でも国民の学力があがれば自然と開発とかにも繋がって、最終的に国力も上がると思うのよね。そうしたら豊かな国はやっぱりみんな出ていかないし……。
そうすればよその国からだって技術者が来てくれて豊かになるかもしれない。
(でもそのためには、魔力なしの人がもっと暮らしやすい環境にしなければならない?)
王族ということから私は随分と魔力がないことで色々言われたけれど、平民はそうじゃないとも聞く。
だけど、それは本当だろうか?
今更、私は紙の上での話しか知らないんだなと思ったら……私と同じように、苦しんだり悩んだりする人がいるんじゃないかなって気が付いて。
ああ、なんて私は理解が遅いのかしら! って自分を嘆いたものだけれど、嘆いたところで直ぐに行動できないのも権力の大きさ故なんだと思って諦めた。
本当は私自身が個人的に動いて視察でもできれば良いのだろうけれど、何かが起こってからでは……そちらの方が無責任極まりないもの。
(どれを優先順位としてやっていけばいいのかしら)
はぁ、とベッドの上でため息をひとつ。
ごろりと天井を見上げてから目を閉じた。
(朝議のために国内の情報を頭に入れたい。
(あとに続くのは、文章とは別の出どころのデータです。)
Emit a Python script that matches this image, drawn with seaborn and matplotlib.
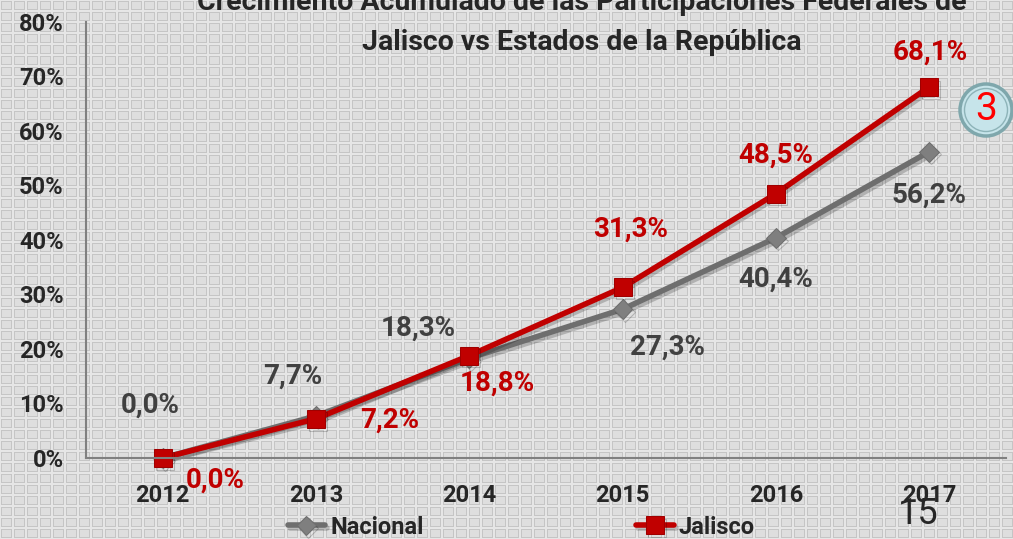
import numpy as np
import pandas as pd
import seaborn as sns
import matplotlib.pyplot as plt
import matplotlib.patheffects as pe
from matplotlib.patches import Circle

years = ["2012", "2013", "2014", "2015", "2016", "2017"]
nacional = [0.0, 7.7, 18.3, 27.3, 40.4, 56.2]
jalisco = [0.0, 7.2, 18.8, 31.3, 48.5, 68.1]
y_ticks = [0, 10, 20, 30, 40, 50, 60, 70, 80]

# label offsets in points (dx, dy)
nac_off = [(-9, 38), (-17, 29), (-37, 22), (32, -27), (0, -30), (0, -31)]
jal_off = [(38, -16), (53, -1), (20, -20), (6, 42), (0, 28), (1, 25)]

sns.set_style("white")
plt.rcParams['font.family'] = ['Roboto', 'DejaVu Sans']

df = pd.DataFrame({
    "pos": list(range(len(years))) * 2,
    "valor": nacional + jalisco,
    "serie": ["Nacional"] * len(years) + ["Jalisco"] * len(years),
})

fig = plt.figure(figsize=(10.13, 5.39), dpi=100)

# patterned grey background
H, W = 539, 1013
yy, xx = np.mgrid[0:H, 0:W]
ly, lx = yy % 11, xx % 13
bg = np.full((H, W), 0.90)
inside = (ly >= 1) & (ly <= 9) & (lx >= 1) & (lx <= 11)
edge = inside & ((ly == 1) | (ly == 9) | (lx == 1) | (lx == 11))
bg[inside] = 0.87
bg[edge] = 0.77
bax = fig.add_axes([0, 0, 1, 1], zorder=-1)
bax.imshow(bg, cmap="gray", vmin=0, vmax=1, aspect="auto", interpolation="nearest")
bax.axis("off")

ax = fig.add_axes([0.0849, 0.1503, 0.9081, 0.8089])
ax.set_facecolor("none")

shadow = [pe.SimpleLineShadow(offset=(1.5, -2), shadow_color="k", alpha=0.2), pe.Normal()]

sns.lineplot(data=df[df.serie == "Nacional"], x="pos", y="valor", ax=ax,
             color="#6E6E6E", lw=4, marker="D", markersize=10,
             markerfacecolor="#7F7F7F", markeredgecolor="#6E6E6E", label="Nacional")
sns.lineplot(data=df[df.serie == "Jalisco"], x="pos", y="valor", ax=ax,
             color="#C00000", lw=4, marker="s", markersize=13,
             markerfacecolor="#C00000", markeredgecolor="#A00000", label="Jalisco")
for ln in ax.lines:
    ln.set_clip_on(False)
    ln.set_path_effects(shadow)

for i, v in enumerate(nacional):
    ax.annotate(f"{v:.1f}%".replace(".", ","), (i, v), xytext=nac_off[i],
                textcoords="offset points", ha="center", va="center",
                fontsize=20, fontweight="bold", color="#404040")
for i, v in enumerate(jalisco):
    ax.annotate(f"{v:.1f}%".replace(".", ","), (i, v), xytext=jal_off[i],
                textcoords="offset points", ha="center", va="center",
                fontsize=20, fontweight="bold", color="#C00000")

ax.set_xlim(-0.5, 5.5)
ax.set_ylim(0, 80)
ax.set_xticks(range(len(years)))
ax.set_xticklabels(years)
ax.set_yticks(y_ticks)
ax.set_yticklabels([f"{t}%" for t in y_ticks])
ax.tick_params(axis="x", length=0, pad=19, labelsize=17)
ax.tick_params(axis="y", length=0, pad=16, labelsize=17)
for lab in ax.get_xticklabels() + ax.get_yticklabels():
    lab.set_fontweight("bold")
ax.set_xlabel("")
ax.set_ylabel("")
sns.despine(ax=ax)
for s in ["left", "bottom"]:
    ax.spines[s].set_color("#808080")
    ax.spines[s].set_linewidth(1.5)

ax.get_legend().remove()
handles, labels = ax.get_legend_handles_labels()
fig.legend(handles, labels, loc="center", bbox_to_anchor=(521 / 1013, 0.022), ncol=2,
           frameon=False, columnspacing=9.0, handlelength=1.6, handletextpad=0.2,
           prop={"size": 17, "weight": "bold"})

fig.text(0.574, 1 - 3 / 539, "Crecimiento Acumulado de las Participaciones Federales de",
         ha="center", va="center", fontsize=20.5, fontweight="bold")
fig.text(0.574, 1 - 42 / 539, "Jalisco vs Estados de la República",
         ha="center", va="center", fontsize=20.5, fontweight="bold")

fig.text(918 / 1013, 1 - 514 / 539, "15", ha="center", va="center", fontsize=26)

cx, cy = 986 / 1013, 1 - 110 / 539
fig.patches.append(Circle((986 / 100, (539 - 110) / 100), 26 / 100, transform=fig.dpi_scale_trans,
                          facecolor="#C6E4EA", edgecolor="#7FA7AC", lw=2.5))
fig.patches.append(Circle((986 / 100, (539 - 110) / 100), 21.5 / 100, transform=fig.dpi_scale_trans,
                          facecolor="none", edgecolor="#8DB3B8", lw=1))
fig.text(cx, cy, "3", ha="center", va="center", fontsize=28, color="#FF0000")

plt.savefig("out.png", dpi=100)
明日は図書室に行って、国内の新聞を見ることにしよう)
少なくとも、知らないよりは知っているべきだ。
それがどうやって知識として使われるかは別として、無駄にはならないと思う。
それからヴァッカスの方も進捗を聞きたいな。アニーに乗って散歩もするんだから、その時に何かできることやするべきことがあるならしておきたい。
(……レイジェスは、明日も、来てくれるかしら)
このところ、忙しくないから大丈夫だと言ってくれた婚約者。
私は夢を見ているんじゃないかって、こうしてベッドの上で毎日のように思っていると知ったら彼はなんて言うかしら?
呆れるかしら、それとも夢なのかしら。
どうやったらこれが現実だと私は受け入れられるのかしら。
どうしたら――失う怖さを、乗り越えられるのかしら。
(いけない)
ネガティブな考えは捨てよう、そう決めていたのに。
ふと胸にしまい込んだ不安が顔をのぞかせてしまったことに私はベッドから跳ね起きる。いけない、こんなことでは。
うつらうつらと少しずつ眠たくなっていたはずなのに、どっと嫌な汗が背中をじっとりとさせた。
それが気持ち悪くて、少しだけ――少しだけ、と言い訳をして、私は窓を開けた。
空にはレイジェスの目の色みたいに綺麗な赤い月が、浮かんでいた。